The Humble Beginning
Born into a poor family in Nizamabad, Narayan had little access to education himself. He dropped out of school to support his parents and learned the trade of barbering.
Most people would have resigned themselves to a lifetime of survival.
But Narayan had questions:
“Why should poverty mean no education?”
“If I couldn’t study, must others suffer too?”
He knew the value of knowledge—not because he had it, but because he had missed it.
Haircuts and Homework
It began in the late 1980s.
Children from slums would come to his shop for haircuts. Instead of just chatting about cricket or movies, Narayan began asking about school.
Many of them weren’t going.
So he started something radical:
- If a child was not enrolled in school, he would refuse payment and talk to their parents.
- If they were doing well in studies, he would give them free haircuts and books.
- If they were struggling, he would offer tutoring right there in the shop—on the floor, between customers.
His small shop became a makeshift tuition center—no furniture, no fan, no blackboard. But plenty of hope.

From One Child to Hundreds
Word spread. Over the years, Narayan taught hundreds of children. Many became:
- Teachers
- Policemen
- Shopkeepers
- And even software engineers
Some came back later—not for a haircut—but to say,
“I made it, sir. Thanks to you.”
Books in the Barber Shop
Narayan used a portion of his small income to buy notebooks, pens, uniforms, and schoolbags for students who couldn’t afford them.
He kept a small library in the shop with used schoolbooks.
He partnered with local teachers to help more kids.
He even started educational campaigns in slums—encouraging parents to send daughters to school.
He didn’t just give things.
He made education a habit in places it had never reached.
No Medals, No Money
Narayan never asked for donations.
Never applied for grants.
Never built a website.
Everything he gave came from his heart and humble pocket.
When the media asked him why he kept doing this, he smiled:
“Hair grows every few weeks. But knowledge? It grows forever.”
Recognition, but Not Retirement
Eventually, NGOs and newspapers picked up his story. He was honored with local awards, invited to educational conferences, and even received a national-level felicitation.

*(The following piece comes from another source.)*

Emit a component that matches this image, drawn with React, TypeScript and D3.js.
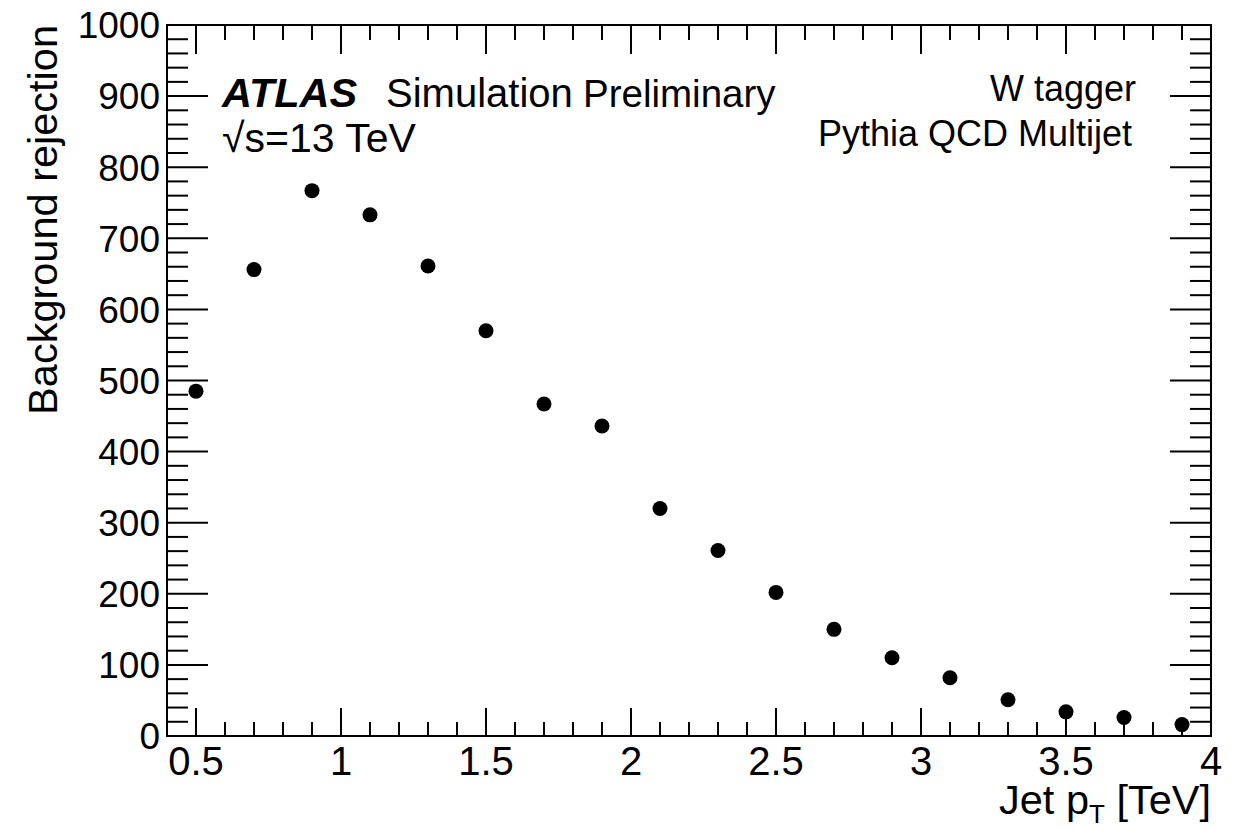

But Narayan still opens his tiny shop every morning, still wears his apron, still sharpens his scissors—and still waits for the next child to walk in needing more than a trim.

The Ziddh Takeaway
Barber Narayan didn’t go to college.
But he became a professor of life in his own right.
He didn’t found a school.
He made every corner of his world a classroom.
His Ziddh wasn’t in big moves—it was in small, relentless gestures.
He proved that even a man with no platform, no degree, no spotlight—can light thousands of minds, one child at a time.